Week 17: Wednesday, July 29, 2015
Diego Velázquez

Velasquez
Diego Velázquez
PART ONE: LECTURE

Diego Velázquez, (self-portrait at right) was born
in Seville in June of 1599 and died in Madrid on August 6, 1660. His parents had been married in the same church of San Pedro within which he was now baptized on June 6. The Velázquez family came from the lower nobility and young Diego might have followed a career in law or the military. But he showed himself to be a brilliant painter from childhood and soon he was studying with one of the best painters in Seville: Francisco Pacheco. Thus Diego began a life as a painter by studying with one who had begun his own career studying El Greco in Toledo.
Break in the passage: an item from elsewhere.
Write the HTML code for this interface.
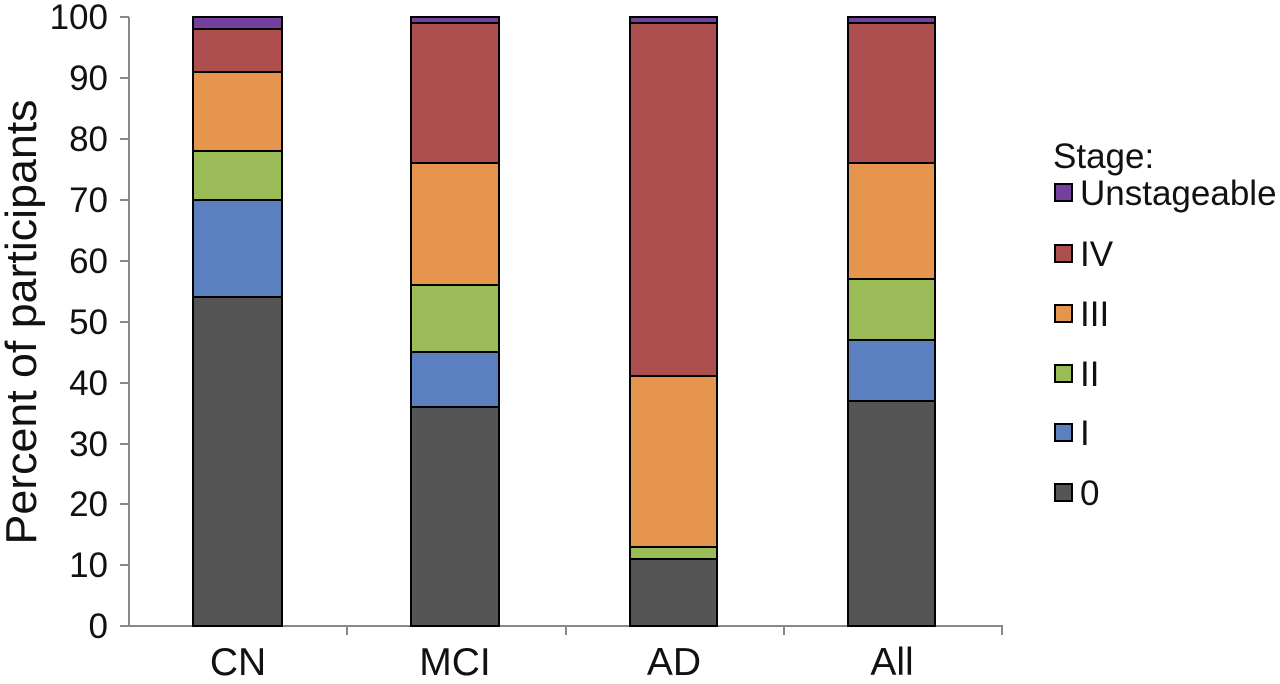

And in the next forty years, Diego would unite in his own work lines of inspiration that would include the work of the great Venetians as El Greco knew them, as well as the brilliant High Renaissance masters Raphael and Michelangelo whom Velázquez would study in Rome, as well as mastering the work so recently created in Rome by one of the most revolutionary artists of all time: Caravaggio. Think of the styles of Titian, Tintoretto, Veronese, El Greco, Raphael, Michelangelo, and Caravaggio and that is Velázquez.  His years of preparation included five years of working with Pacheco in Seville, then years in Madrid and several years of study in Italy.  By mid-century, Velázquez had become one of the three greatest painters in the world: Velázquez, Rembrandt, and Vermeer. It is fascinating to study these three great painters in their three masterpieces of near mid-century and to see their shared concerns, their shared painterly inventions as well as their three totally distinct styles. The three works: Velázquez’ Las Meninas, Rembrandt’s Nightwatch, and Vermeer’s The Concert.